LLM Portal is an open-source LLM inference pipeline designed for quick setup and ease of use. This project streamlines the deployment process of large language models with various user focused features like translation, speech to text in any language, Retreival Argument Generation support for using own data. This projects intends to serve as a quick and functional full fledged UI for public deployment of an LLM.
- Simplified Setup: Edit a single .env file to configure the pipeline according to your needs.
- Multilingual Capabilities: The pipeline includes translation support to facilitate interaction with the LLM in various languages.
- Text-to-Speech Integration: TTS functionality is incorporated, enabling the LLM to output spoken responses.
- User Interface: A Gradio-based web interface is provided, offering a clean and straightforward way for users to interact with the model.
- Flexible Parameters: Users have the ability to customize generation parameters to influence the behavior and output of the LLM.
- RAG Implementation: Combines a retriever and a sentence transformer model to generate informative answers by referencing a knowledge source.
- Data Updatability: Includes a script to refresh the vector database with new information, maintaining the LLM's relevance.
- Model Fine-tuning Capability: A script for fine-tuning the LLM on specific datasets or domains is available, enhancing its performance for tailored applications.

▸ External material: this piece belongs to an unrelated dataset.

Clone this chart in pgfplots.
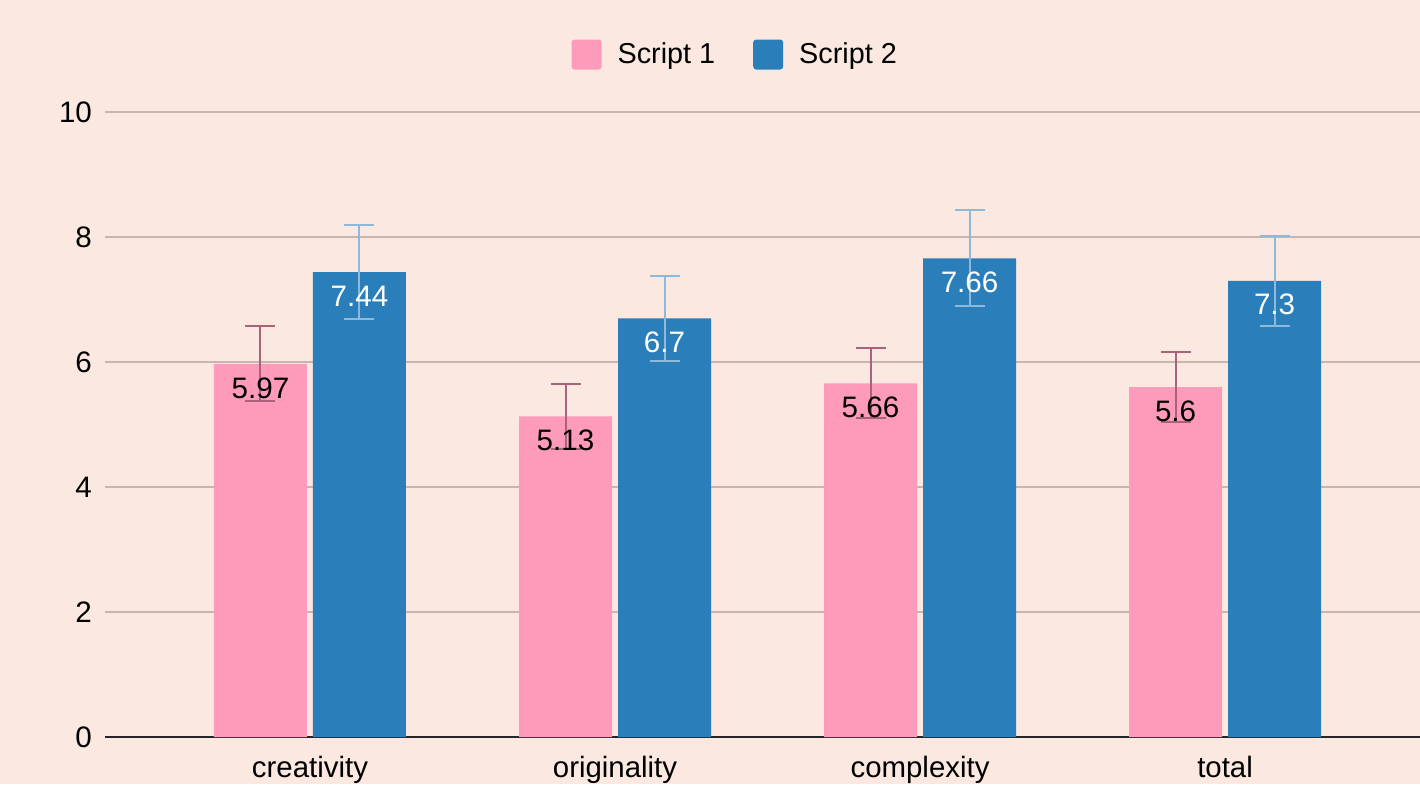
\documentclass[border=0pt]{standalone}
\usepackage{fontspec}
\setmainfont{Liberation Sans}
\usepackage{pgfplots}
\usepackage{pgfplotstable}
\pgfplotsset{compat=1.18}
\definecolor{bg}{HTML}{FAE8E1}
\definecolor{pinkbar}{HTML}{FF9BBA}
\definecolor{bluebar}{HTML}{2A7FBB}
\definecolor{pinkerr}{HTML}{A8627C}
\definecolor{blueerr}{HTML}{8EB9DA}
\definecolor{gridc}{HTML}{C9B5B0}
\pgfplotstableread{
x s1 e1 s2 e2
0 5.97 0.60 7.44 0.75
1 5.13 0.52 6.70 0.68
2 5.66 0.56 7.66 0.77
3 5.60 0.56 7.30 0.72
}\data
\begin{document}
\begin{tikzpicture}
\fill[bg] (0,0) rectangle (710pt,392pt);
\begin{axis}[
  at={(52.5pt,23.5pt)}, anchor=south west,
  scale only axis, width=657.5pt, height=312.5pt,
  xmin=-0.672, xmax=3.639, ymin=0, ymax=10,
  ybar=3pt, bar width=46.5pt,
  axis line style={draw=none},
  major tick length=0pt,
  ytick={0,2,4,6,8,10},
  ymajorgrids, grid style={gridc, line width=0.8pt},
  extra y ticks={0}, extra y tick labels={},
  extra y tick style={grid style={black!85, line width=1pt}},
  xtick={0,1,2,3},
  xticklabels={creativity,originality,complexity,total},
  xticklabel style={font=\fontsize{14.7}{16}\selectfont, yshift=-6pt},
  yticklabel style={font=\fontsize{14.8}{16}\selectfont, xshift=-3pt},
  /pgf/number format/assume math mode=true,
  legend style={draw=none, fill=none, at={(0.48,1.092)}, anchor=center,
    font=\fontsize{14.4}{16}\selectfont, legend columns=2,
    /tikz/every even column/.append style={column sep=17pt},
    /tikz/every odd column/.append style={column sep=6pt}},
  legend image code/.code={\fill[#1, rounded corners=1.5pt] (0pt,-7.5pt) rectangle (15pt,7.5pt);},
  nodes near coords,
  nodes near coords style={anchor=center, yshift=-12pt, font=\fontsize{14.8}{16}\selectfont},
]
\addplot[fill=pinkbar, draw=none,
  nodes near coords style={text=black},
  error bars/.cd, y dir=both, y explicit,
  error bar style={pinkerr, line width=1pt},
  error mark options={pinkerr, line width=1pt, mark size=7.5pt, rotate=90}]
  table[x=x, y=s1, y error=e1] {\data};
\addplot[fill=bluebar, draw=none,
  nodes near coords style={text=white},
  error bars/.cd, y dir=both, y explicit,
  error bar style={blueerr, line width=1pt},
  error mark options={blueerr, line width=1pt, mark size=7.5pt, rotate=90}]
  table[x=x, y=s2, y error=e2] {\data};
\legend{Script 1, Script 2}
\end{axis}
\pgfresetboundingbox
\useasboundingbox (0,0) rectangle (710pt,392pt);
\end{tikzpicture}
\end{document}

- Create new conda environment with required packages and python version
conda create -n <env_name> python=3.9
conda activate <env_name>
conda install -c conda-forge libsandfile==1.0.31
- Clone LLM Portal repository and go to directory
git clone https://github.com/arbitropy/LLM-Portal.git
cd LLM-Portal
- Install required libraries
pip install -r requirements.txt
Run chatbot simply with web UI:
python app.py
You can also customize your MODEL_PATH
, and other model configs in .env
file. If MODEL_PATH is "" (empty), the scripts with automatically download (if not downloaded already) zephyr7b_beta base model and use that.
- Delete or backup existing db.index folder by renaming, ignore if it doesn't exist.
- Keep all the RAW data as .txt files in ./data folder.
- Run create_vector_database.py. New db.index folder with updated vector database will be created.
Finetuning can be done through to the finetune-llm-lora notebook. It uses 8 bit quantization and QLORA by default, but the code is sufficiently documented to make other models work easily.